== Dataset records ==
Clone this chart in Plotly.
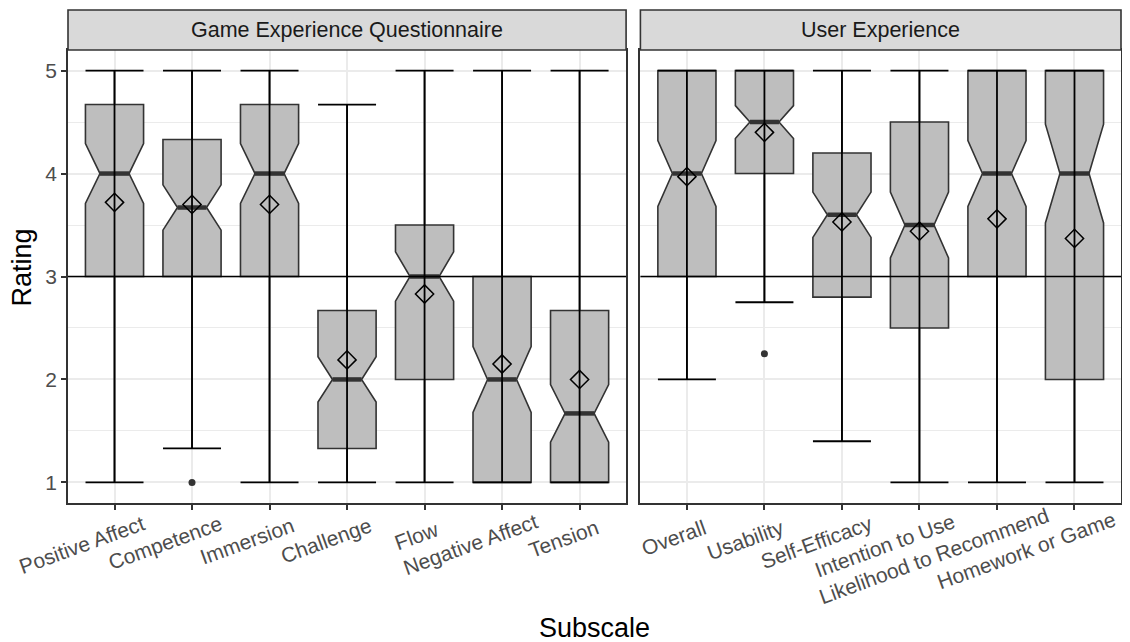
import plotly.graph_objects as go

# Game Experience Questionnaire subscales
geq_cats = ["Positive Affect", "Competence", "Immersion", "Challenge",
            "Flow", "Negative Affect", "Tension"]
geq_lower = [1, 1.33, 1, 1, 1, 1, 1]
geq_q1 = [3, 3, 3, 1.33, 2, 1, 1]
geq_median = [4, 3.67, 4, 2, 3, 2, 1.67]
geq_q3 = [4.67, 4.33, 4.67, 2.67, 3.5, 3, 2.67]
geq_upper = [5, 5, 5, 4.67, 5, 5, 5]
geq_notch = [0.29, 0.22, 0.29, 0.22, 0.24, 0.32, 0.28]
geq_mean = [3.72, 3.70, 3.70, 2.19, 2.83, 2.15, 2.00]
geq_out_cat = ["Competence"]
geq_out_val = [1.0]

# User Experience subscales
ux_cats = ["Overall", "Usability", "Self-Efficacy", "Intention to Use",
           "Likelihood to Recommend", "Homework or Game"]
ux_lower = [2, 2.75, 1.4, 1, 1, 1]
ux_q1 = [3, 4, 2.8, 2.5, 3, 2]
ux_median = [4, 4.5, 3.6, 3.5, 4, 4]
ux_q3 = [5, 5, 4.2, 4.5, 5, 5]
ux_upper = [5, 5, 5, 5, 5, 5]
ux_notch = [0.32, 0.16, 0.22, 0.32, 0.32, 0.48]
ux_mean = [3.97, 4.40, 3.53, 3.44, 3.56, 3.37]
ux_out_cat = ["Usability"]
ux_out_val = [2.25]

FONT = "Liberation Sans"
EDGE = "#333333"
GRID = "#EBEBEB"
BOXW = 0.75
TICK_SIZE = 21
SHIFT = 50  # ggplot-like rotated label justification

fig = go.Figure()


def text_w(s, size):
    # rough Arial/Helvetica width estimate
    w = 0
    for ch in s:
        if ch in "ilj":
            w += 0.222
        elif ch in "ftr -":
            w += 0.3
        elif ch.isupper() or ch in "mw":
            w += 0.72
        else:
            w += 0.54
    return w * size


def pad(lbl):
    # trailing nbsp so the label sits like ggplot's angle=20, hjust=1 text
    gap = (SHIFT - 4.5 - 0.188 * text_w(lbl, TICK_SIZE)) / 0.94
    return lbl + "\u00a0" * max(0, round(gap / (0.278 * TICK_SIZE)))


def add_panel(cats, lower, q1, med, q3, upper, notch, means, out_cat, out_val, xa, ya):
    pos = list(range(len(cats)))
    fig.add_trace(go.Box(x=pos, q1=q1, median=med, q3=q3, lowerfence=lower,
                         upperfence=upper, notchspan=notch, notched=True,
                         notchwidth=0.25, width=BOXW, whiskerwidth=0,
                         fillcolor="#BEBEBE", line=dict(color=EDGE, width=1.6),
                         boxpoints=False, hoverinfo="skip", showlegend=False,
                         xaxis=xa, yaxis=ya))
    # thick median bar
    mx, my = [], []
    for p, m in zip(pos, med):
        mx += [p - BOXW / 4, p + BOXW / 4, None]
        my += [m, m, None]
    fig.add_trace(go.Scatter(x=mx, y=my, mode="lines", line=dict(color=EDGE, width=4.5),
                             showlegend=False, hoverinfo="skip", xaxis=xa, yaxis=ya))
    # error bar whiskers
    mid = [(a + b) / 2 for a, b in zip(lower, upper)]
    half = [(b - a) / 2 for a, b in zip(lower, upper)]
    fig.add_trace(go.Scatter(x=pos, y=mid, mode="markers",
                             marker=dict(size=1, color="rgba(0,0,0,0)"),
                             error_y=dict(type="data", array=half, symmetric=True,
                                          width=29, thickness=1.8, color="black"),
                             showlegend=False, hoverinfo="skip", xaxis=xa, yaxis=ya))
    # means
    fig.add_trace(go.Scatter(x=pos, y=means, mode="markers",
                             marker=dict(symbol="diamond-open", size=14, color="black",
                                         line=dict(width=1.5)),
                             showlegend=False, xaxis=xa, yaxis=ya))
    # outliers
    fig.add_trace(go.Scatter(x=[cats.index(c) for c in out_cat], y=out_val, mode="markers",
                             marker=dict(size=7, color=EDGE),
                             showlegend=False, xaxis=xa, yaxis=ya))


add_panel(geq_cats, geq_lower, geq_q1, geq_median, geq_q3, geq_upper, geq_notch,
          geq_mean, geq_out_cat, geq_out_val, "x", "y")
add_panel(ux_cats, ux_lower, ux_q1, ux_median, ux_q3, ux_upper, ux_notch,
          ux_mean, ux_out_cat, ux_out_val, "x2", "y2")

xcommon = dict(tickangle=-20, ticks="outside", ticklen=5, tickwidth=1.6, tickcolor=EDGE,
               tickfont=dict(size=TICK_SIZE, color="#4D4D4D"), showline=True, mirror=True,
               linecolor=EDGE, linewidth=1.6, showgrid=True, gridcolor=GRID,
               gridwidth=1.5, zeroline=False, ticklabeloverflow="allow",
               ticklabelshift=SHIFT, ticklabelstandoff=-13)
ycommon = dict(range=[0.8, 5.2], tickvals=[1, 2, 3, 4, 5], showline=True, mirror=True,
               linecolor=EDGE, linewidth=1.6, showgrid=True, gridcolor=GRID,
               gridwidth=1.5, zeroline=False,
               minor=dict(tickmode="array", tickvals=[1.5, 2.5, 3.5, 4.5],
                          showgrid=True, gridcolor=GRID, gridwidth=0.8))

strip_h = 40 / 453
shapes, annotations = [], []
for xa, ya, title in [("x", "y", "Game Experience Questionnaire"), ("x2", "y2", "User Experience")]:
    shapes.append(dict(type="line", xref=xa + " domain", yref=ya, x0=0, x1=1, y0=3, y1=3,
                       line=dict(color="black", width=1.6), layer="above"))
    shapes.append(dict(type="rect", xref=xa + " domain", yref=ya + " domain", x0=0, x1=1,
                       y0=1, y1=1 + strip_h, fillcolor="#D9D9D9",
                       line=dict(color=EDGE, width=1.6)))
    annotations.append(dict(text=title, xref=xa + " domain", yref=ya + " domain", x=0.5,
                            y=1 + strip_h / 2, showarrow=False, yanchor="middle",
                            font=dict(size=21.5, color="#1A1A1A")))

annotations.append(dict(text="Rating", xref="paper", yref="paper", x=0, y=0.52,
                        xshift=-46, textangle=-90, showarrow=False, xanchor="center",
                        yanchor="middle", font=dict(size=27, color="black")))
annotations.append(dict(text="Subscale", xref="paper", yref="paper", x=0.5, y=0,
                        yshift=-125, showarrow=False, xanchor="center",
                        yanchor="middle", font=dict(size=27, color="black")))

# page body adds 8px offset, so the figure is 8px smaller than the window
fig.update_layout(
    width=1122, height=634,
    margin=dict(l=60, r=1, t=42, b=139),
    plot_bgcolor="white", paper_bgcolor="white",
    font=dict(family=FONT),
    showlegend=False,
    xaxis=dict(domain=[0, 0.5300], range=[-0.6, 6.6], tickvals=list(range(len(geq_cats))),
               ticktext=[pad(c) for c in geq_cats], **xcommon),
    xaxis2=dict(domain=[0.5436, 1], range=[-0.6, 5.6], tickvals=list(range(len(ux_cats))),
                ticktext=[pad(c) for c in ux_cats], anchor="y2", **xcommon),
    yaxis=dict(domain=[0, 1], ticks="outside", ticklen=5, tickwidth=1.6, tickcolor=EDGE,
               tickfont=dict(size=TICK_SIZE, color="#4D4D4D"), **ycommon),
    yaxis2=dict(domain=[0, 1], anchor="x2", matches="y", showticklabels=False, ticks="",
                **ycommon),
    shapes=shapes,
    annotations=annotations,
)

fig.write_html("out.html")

---

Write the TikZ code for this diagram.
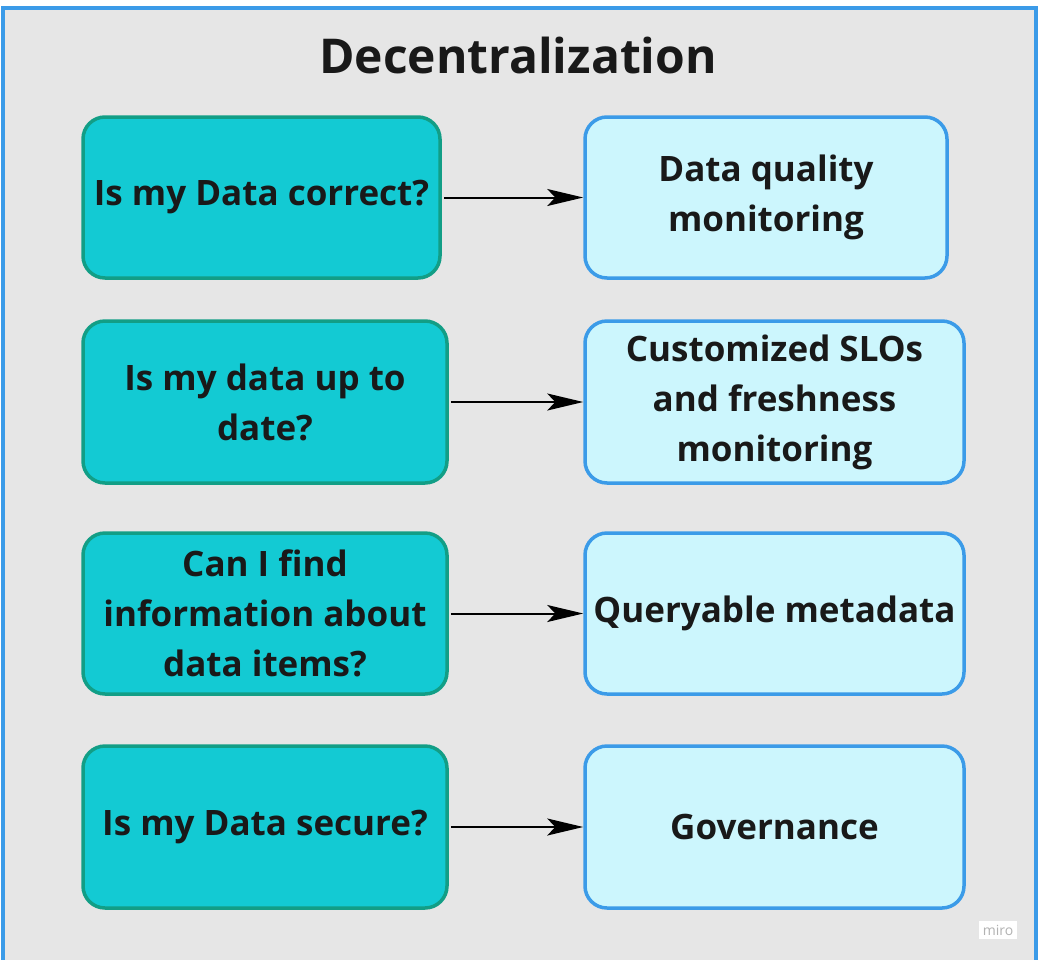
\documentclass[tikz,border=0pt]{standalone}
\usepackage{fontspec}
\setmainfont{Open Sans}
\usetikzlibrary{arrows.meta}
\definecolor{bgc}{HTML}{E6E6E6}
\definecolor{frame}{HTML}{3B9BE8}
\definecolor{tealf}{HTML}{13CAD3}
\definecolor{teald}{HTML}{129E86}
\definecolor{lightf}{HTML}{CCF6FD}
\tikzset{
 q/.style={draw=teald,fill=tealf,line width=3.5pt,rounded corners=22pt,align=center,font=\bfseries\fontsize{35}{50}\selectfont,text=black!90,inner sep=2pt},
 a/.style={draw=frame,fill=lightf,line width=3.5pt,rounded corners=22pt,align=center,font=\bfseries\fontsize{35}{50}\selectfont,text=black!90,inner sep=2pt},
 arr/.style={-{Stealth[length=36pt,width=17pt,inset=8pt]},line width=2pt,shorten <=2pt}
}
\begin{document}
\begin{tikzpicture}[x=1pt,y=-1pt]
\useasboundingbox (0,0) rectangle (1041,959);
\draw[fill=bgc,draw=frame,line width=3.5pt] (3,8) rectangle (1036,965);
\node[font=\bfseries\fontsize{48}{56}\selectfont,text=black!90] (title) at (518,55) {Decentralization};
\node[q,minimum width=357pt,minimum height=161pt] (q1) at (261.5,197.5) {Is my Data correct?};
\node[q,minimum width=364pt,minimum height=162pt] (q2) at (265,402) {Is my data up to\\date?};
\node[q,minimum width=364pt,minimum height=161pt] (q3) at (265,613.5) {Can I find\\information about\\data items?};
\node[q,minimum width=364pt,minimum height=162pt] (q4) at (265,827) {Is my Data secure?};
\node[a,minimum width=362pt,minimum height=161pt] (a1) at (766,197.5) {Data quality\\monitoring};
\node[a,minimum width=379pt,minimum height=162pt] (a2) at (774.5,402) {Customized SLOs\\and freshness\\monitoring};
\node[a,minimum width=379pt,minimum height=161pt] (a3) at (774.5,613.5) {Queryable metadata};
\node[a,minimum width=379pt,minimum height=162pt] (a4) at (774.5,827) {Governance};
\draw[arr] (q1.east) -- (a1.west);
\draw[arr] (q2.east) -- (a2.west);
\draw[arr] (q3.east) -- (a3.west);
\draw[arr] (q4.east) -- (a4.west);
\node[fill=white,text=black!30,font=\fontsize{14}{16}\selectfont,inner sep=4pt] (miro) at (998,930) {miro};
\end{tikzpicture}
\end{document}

== Task goal ==
Copy the listing above exactly, but only from the line with "Clone this chart in Plotly." through the line with "geq_out_val = [1.0]", including those two lines and excluding any picture.

== Exercise answer ==
Clone this chart in Plotly.
import plotly.graph_objects as go

# Game Experience Questionnaire subscales
geq_cats = ["Positive Affect", "Competence", "Immersion", "Challenge",
            "Flow", "Negative Affect", "Tension"]
geq_lower = [1, 1.33, 1, 1, 1, 1, 1]
geq_q1 = [3, 3, 3, 1.33, 2, 1, 1]
geq_median = [4, 3.67, 4, 2, 3, 2, 1.67]
geq_q3 = [4.67, 4.33, 4.67, 2.67, 3.5, 3, 2.67]
geq_upper = [5, 5, 5, 4.67, 5, 5, 5]
geq_notch = [0.29, 0.22, 0.29, 0.22, 0.24, 0.32, 0.28]
geq_mean = [3.72, 3.70, 3.70, 2.19, 2.83, 2.15, 2.00]
geq_out_cat = ["Competence"]
geq_out_val = [1.0]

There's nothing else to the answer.